Thoughts and other trivia...

Thursday, February 23, 2012

Square Peg

Like a lot of other stuff, this is something that I’ve written a few times in my head but that’s just about as far as I often get. Because, when I’m at it, things cause my mind, which is forever racing anyway, to drift into this raging stream of consciousness and get tossed around and, before I can even realise it, I’m off on a tangent. And, to tweak something I read on the wonderful Frank & Ernest comic strip over ten years ago, having wandered that far, my mind is way too weak to then scramble back on course. So, obviously, I never get down to writing it for real.

(Incidentally, this Demon of Tangents, who controls the Stream of Consciousness, is a little like the mythical Scylla and Charybdis – heed the call and you’ll be lost forever. But, Odysseus-like, I’ll try and resist.)

For someone who is otherwise largely practical, I have an almost bookish notion about relationships and friendships and responsibilities, etc. It’s a little silly, I know, especially because everything around us is changing so quickly that it’s getting hard to hold on to anything these days. I guess this also explains where my cynicism comes from. But, I’m digressing.

If you’ve watched enough films, read enough books and, generally, kept your eyes and ears open, chances are, you would have heard someone say that, sometimes, love is not enough.

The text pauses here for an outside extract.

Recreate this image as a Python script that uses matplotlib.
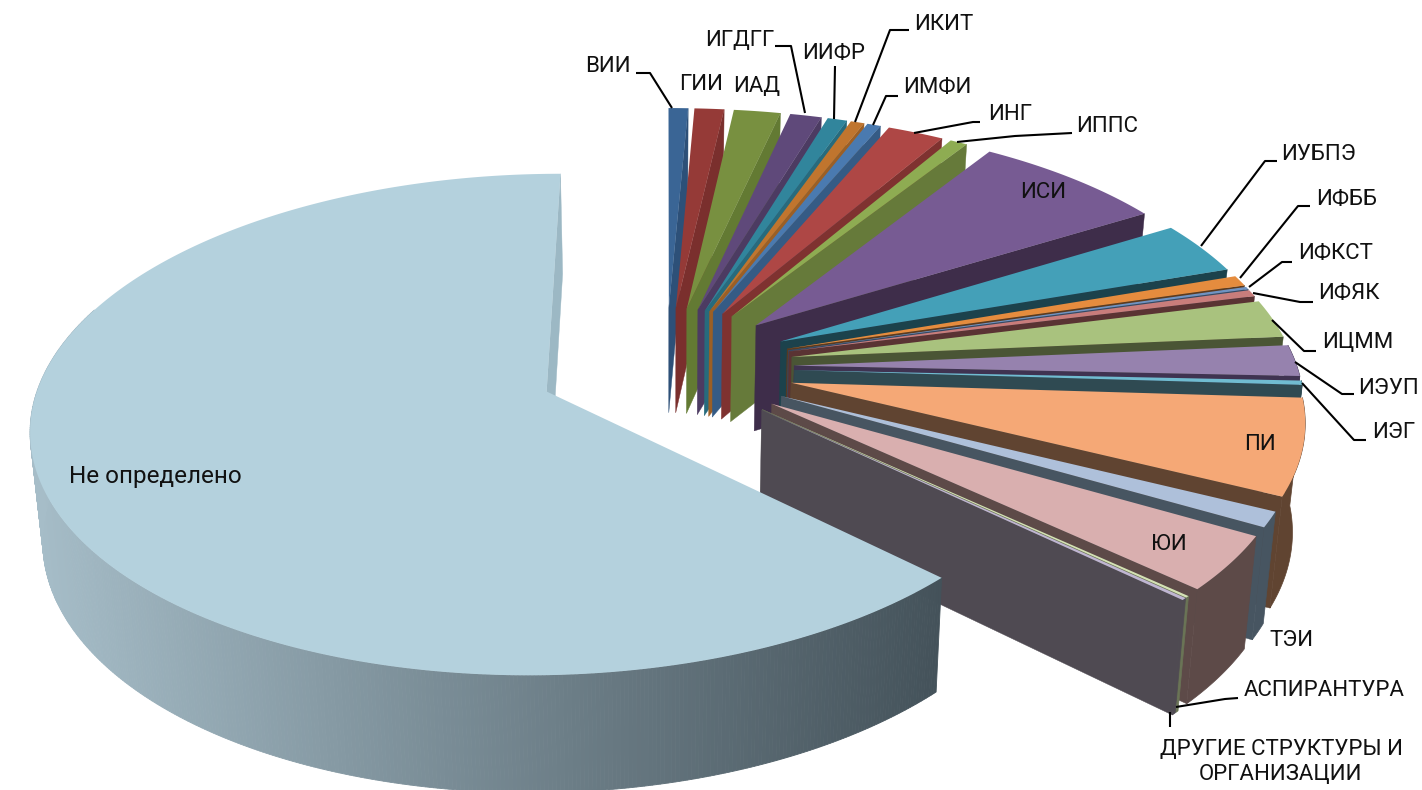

Last week, a friend wrote about it and then I heard it in a film and then I watched a woman say it to a man in a television series. And, like every other time, I wondered what it meant. Hell, I’ve wondered about it so much that I even started to write a full script about it two years ago!

I’ve also wondered how it comes about that, all of a sudden, everybody says this all the time. Today, as I read the Murakami lines - If you only read the books that everyone else is reading, you can only think what everyone else is thinking - it all made some sort of sense. And, I don’t mean this in a condescending or superior sort of way.

That it doesn’t always work out, I know. Sure, things can go bad in relationships and between people. Of course, people can fall out of love and grow apart. I completely understand what it means to love someone enough to let them go because, in such an instance, it’s about putting the other person’s interests before one’s own. And, that’s good. But, I just don’t get this sometimes-love-is-not-enough business because, to me, it seems a case of trying to have it both ways. It’s what the sociologist called a compromise with an uncomfortable truth in another context in my film.

As far as I’m concerned, what brings people together keeps them together. If that is in place, everything else finds a way of working itself around it. Barring, of course, some really extenuating circumstances that may make it impossible. It’s when it begins to dry up, for either party, that the breach occurs. (Odd choice of words because, usually, it’s abundance that causes the breach.) :-)

To me, it’s really tragic that we’ve reached a stage where we seem to think that love is not enough. Because I really wonder, if love is not enough, what will ever be?